Moore’s case is the only one actively on appeal, and the court decision represents the latest setback for the five men still serving prison terms in the case.
Moore’s lawyer, Byron Lichstein of the Wisconsin Innocence Project, said he and his staff have 30 days to review the appellate court decision, confer with Moore and decide whether to seek a review by the state Supreme Court.
“If there’s absolutely no basis for pursuing it, the rules prohibit us from doing it,” Lichstein said. “We have decisions to make and consultations to do.”
Moore, Keith Kutska, Dale Basten, Michael Johnson, Michael Hirn and Michael Piaskowski were convicted in 1995 of beating Monfils, 35, tying a weight around his neck and dumping him in a paper pulp vat, where his partially decomposed body was found the next day.
According to prosecutors, the men were angry that Monfils had told police that Kutska planned to steal a coil of wire from what was then the James River Paper Mill, and the report eventually led to Kutska being suspended without pay.
Piaskowski was freed in 2001 after a federal court ruled there had been insufficient evidence to convict him.

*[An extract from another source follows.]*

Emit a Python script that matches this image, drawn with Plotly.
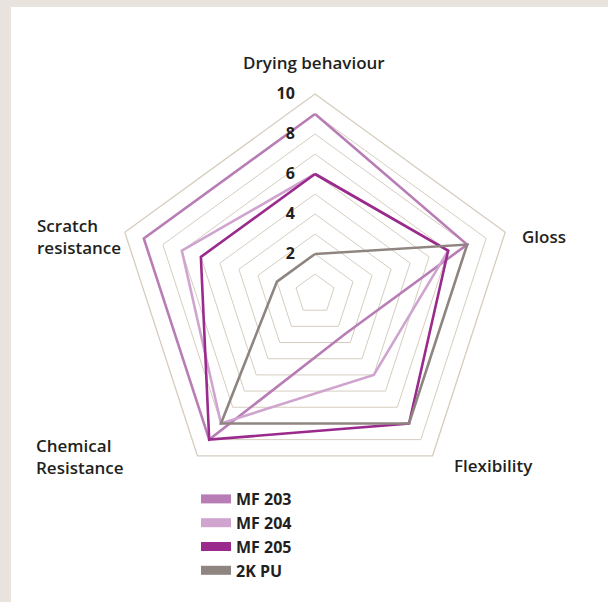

Moore is due for a parole hearing in coming weeks. He, Johnson and Hirn have been denied parole in the past; Basten and Kutska aren’t eligible until 2012 and 2015, respectively.
Moore’s appeal was largely based on testimony from James Gilliam, a jailhouse informant who twice testified Moore told him he’d participated in Monfils’ beating. Gilliam twice recanted that testimony — though not under oath — and said Moore actually told him that he had tried to prevent the others from beating Monfils. Moore sought a new trial so that a jury could be made aware of that.
The Wausau-based appellate court ruled there was no reason to conclude that Gilliam’s sworn statement at a new trial would differ from his previous sworn statements.
Moore had testified at the trial that he never spoke with Gilliam, “and thus, it’s self-defeating for the defense to argue at a new trial that Gilliam’s recantation version is the truth,” the appellate court said.
The appellate court also said prosecutors could present strong circumstantial proof of Moore’s guilt without depending on Gilliam’s testimony.
Lichstein today disagreed with that statement and repeated a statement made by the federal court in its overturning of Piaskowski’s case. The federal court had called the state’s case “conjecture camouflaged as evidence.”
“I think that remains the case,” Lichstein said. “The state has patched this together from not very much, but … the court of appeals took a different viewpoint.”